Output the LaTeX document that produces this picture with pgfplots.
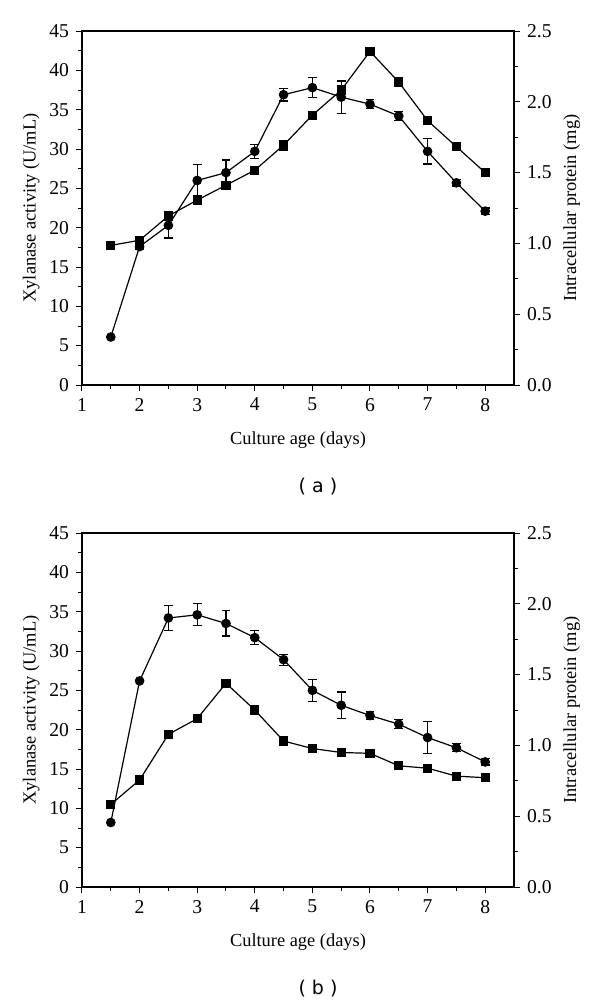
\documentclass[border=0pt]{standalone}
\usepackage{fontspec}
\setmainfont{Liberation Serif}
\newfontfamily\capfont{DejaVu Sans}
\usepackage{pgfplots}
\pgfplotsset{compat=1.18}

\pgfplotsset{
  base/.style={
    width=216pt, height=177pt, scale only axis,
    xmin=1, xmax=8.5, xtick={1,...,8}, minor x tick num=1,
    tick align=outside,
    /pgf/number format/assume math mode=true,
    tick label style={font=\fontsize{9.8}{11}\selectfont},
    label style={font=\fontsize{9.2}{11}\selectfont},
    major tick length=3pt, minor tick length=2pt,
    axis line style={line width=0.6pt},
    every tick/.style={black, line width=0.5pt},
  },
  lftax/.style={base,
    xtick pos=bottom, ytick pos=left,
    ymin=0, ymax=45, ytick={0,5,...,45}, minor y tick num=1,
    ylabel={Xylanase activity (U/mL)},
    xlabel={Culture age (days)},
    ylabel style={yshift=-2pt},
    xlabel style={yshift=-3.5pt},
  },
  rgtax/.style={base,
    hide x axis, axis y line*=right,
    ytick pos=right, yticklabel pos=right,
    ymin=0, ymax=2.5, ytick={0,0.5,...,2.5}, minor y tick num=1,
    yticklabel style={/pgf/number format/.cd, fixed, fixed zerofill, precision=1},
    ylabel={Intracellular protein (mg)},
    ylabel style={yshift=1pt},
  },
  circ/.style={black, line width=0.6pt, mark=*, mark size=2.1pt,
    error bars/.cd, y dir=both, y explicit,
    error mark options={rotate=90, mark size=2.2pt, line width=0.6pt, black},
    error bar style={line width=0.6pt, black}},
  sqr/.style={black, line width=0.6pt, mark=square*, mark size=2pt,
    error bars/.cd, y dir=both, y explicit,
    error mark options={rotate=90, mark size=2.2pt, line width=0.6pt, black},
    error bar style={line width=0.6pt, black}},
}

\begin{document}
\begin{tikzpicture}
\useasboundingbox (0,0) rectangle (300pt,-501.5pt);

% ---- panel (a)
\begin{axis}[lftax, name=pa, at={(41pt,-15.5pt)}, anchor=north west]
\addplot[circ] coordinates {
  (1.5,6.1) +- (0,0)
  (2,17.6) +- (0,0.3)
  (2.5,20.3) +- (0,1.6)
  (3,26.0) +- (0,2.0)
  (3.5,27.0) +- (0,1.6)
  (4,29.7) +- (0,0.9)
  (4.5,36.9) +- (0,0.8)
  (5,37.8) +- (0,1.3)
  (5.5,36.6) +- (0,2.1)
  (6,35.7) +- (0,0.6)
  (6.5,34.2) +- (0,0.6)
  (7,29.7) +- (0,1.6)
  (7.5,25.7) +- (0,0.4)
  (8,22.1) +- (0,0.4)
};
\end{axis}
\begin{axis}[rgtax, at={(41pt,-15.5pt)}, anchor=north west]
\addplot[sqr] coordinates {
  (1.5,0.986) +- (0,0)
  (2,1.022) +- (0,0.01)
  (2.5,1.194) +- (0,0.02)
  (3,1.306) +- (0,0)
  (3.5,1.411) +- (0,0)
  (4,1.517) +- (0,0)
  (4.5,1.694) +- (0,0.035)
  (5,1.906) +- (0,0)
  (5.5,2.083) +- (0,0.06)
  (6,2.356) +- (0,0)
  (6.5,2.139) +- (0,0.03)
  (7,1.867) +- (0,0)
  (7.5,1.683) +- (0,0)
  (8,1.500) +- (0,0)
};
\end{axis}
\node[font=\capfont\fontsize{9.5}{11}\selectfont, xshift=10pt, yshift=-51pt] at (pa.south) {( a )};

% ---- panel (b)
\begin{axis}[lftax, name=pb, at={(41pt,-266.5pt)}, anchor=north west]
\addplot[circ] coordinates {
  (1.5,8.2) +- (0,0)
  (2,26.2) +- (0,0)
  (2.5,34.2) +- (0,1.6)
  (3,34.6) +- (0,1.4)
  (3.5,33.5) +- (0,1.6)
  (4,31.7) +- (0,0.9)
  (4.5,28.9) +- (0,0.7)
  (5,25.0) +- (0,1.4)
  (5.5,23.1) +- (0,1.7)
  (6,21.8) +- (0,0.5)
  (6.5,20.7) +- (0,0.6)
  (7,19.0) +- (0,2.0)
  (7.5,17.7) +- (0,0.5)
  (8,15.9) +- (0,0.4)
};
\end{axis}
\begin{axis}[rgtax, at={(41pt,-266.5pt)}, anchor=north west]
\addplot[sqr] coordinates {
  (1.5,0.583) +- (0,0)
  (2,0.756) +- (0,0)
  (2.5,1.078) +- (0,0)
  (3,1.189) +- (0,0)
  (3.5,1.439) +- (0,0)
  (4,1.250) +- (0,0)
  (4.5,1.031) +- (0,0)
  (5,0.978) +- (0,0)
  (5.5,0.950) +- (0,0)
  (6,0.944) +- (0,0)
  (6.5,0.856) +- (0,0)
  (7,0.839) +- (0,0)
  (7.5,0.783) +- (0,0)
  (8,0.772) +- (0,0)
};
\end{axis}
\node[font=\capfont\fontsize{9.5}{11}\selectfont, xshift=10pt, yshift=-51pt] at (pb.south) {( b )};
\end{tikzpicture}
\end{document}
***
**Task prompt**
Repeat the listing in full and exactly. Do not include any images.

**Full output**
Output the LaTeX document that produces this picture with pgfplots.
\documentclass[border=0pt]{standalone}
\usepackage{fontspec}
\setmainfont{Liberation Serif}
\newfontfamily\capfont{DejaVu Sans}
\usepackage{pgfplots}
\pgfplotsset{compat=1.18}

\pgfplotsset{
  base/.style={
    width=216pt, height=177pt, scale only axis,
    xmin=1, xmax=8.5, xtick={1,...,8}, minor x tick num=1,
    tick align=outside,
    /pgf/number format/assume math mode=true,
    tick label style={font=\fontsize{9.8}{11}\selectfont},
    label style={font=\fontsize{9.2}{11}\selectfont},
    major tick length=3pt, minor tick length=2pt,
    axis line style={line width=0.6pt},
    every tick/.style={black, line width=0.5pt},
  },
  lftax/.style={base,
    xtick pos=bottom, ytick pos=left,
    ymin=0, ymax=45, ytick={0,5,...,45}, minor y tick num=1,
    ylabel={Xylanase activity (U/mL)},
    xlabel={Culture age (days)},
    ylabel style={yshift=-2pt},
    xlabel style={yshift=-3.5pt},
  },
  rgtax/.style={base,
    hide x axis, axis y line*=right,
    ytick pos=right, yticklabel pos=right,
    ymin=0, ymax=2.5, ytick={0,0.5,...,2.5}, minor y tick num=1,
    yticklabel style={/pgf/number format/.cd, fixed, fixed zerofill, precision=1},
    ylabel={Intracellular protein (mg)},
    ylabel style={yshift=1pt},
  },
  circ/.style={black, line width=0.6pt, mark=*, mark size=2.1pt,
    error bars/.cd, y dir=both, y explicit,
    error mark options={rotate=90, mark size=2.2pt, line width=0.6pt, black},
    error bar style={line width=0.6pt, black}},
  sqr/.style={black, line width=0.6pt, mark=square*, mark size=2pt,
    error bars/.cd, y dir=both, y explicit,
    error mark options={rotate=90, mark size=2.2pt, line width=0.6pt, black},
    error bar style={line width=0.6pt, black}},
}

\begin{document}
\begin{tikzpicture}
\useasboundingbox (0,0) rectangle (300pt,-501.5pt);

% ---- panel (a)
\begin{axis}[lftax, name=pa, at={(41pt,-15.5pt)}, anchor=north west]
\addplot[circ] coordinates {
  (1.5,6.1) +- (0,0)
  (2,17.6) +- (0,0.3)
  (2.5,20.3) +- (0,1.6)
  (3,26.0) +- (0,2.0)
  (3.5,27.0) +- (0,1.6)
  (4,29.7) +- (0,0.9)
  (4.5,36.9) +- (0,0.8)
  (5,37.8) +- (0,1.3)
  (5.5,36.6) +- (0,2.1)
  (6,35.7) +- (0,0.6)
  (6.5,34.2) +- (0,0.6)
  (7,29.7) +- (0,1.6)
  (7.5,25.7) +- (0,0.4)
  (8,22.1) +- (0,0.4)
};
\end{axis}
\begin{axis}[rgtax, at={(41pt,-15.5pt)}, anchor=north west]
\addplot[sqr] coordinates {
  (1.5,0.986) +- (0,0)
  (2,1.022) +- (0,0.01)
  (2.5,1.194) +- (0,0.02)
  (3,1.306) +- (0,0)
  (3.5,1.411) +- (0,0)
  (4,1.517) +- (0,0)
  (4.5,1.694) +- (0,0.035)
  (5,1.906) +- (0,0)
  (5.5,2.083) +- (0,0.06)
  (6,2.356) +- (0,0)
  (6.5,2.139) +- (0,0.03)
  (7,1.867) +- (0,0)
  (7.5,1.683) +- (0,0)
  (8,1.500) +- (0,0)
};
\end{axis}
\node[font=\capfont\fontsize{9.5}{11}\selectfont, xshift=10pt, yshift=-51pt] at (pa.south) {( a )};

% ---- panel (b)
\begin{axis}[lftax, name=pb, at={(41pt,-266.5pt)}, anchor=north west]
\addplot[circ] coordinates {
  (1.5,8.2) +- (0,0)
  (2,26.2) +- (0,0)
  (2.5,34.2) +- (0,1.6)
  (3,34.6) +- (0,1.4)
  (3.5,33.5) +- (0,1.6)
  (4,31.7) +- (0,0.9)
  (4.5,28.9) +- (0,0.7)
  (5,25.0) +- (0,1.4)
  (5.5,23.1) +- (0,1.7)
  (6,21.8) +- (0,0.5)
  (6.5,20.7) +- (0,0.6)
  (7,19.0) +- (0,2.0)
  (7.5,17.7) +- (0,0.5)
  (8,15.9) +- (0,0.4)
};
\end{axis}
\begin{axis}[rgtax, at={(41pt,-266.5pt)}, anchor=north west]
\addplot[sqr] coordinates {
  (1.5,0.583) +- (0,0)
  (2,0.756) +- (0,0)
  (2.5,1.078) +- (0,0)
  (3,1.189) +- (0,0)
  (3.5,1.439) +- (0,0)
  (4,1.250) +- (0,0)
  (4.5,1.031) +- (0,0)
  (5,0.978) +- (0,0)
  (5.5,0.950) +- (0,0)
  (6,0.944) +- (0,0)
  (6.5,0.856) +- (0,0)
  (7,0.839) +- (0,0)
  (7.5,0.783) +- (0,0)
  (8,0.772) +- (0,0)
};
\end{axis}
\node[font=\capfont\fontsize{9.5}{11}\selectfont, xshift=10pt, yshift=-51pt] at (pb.south) {( b )};
\end{tikzpicture}
\end{document}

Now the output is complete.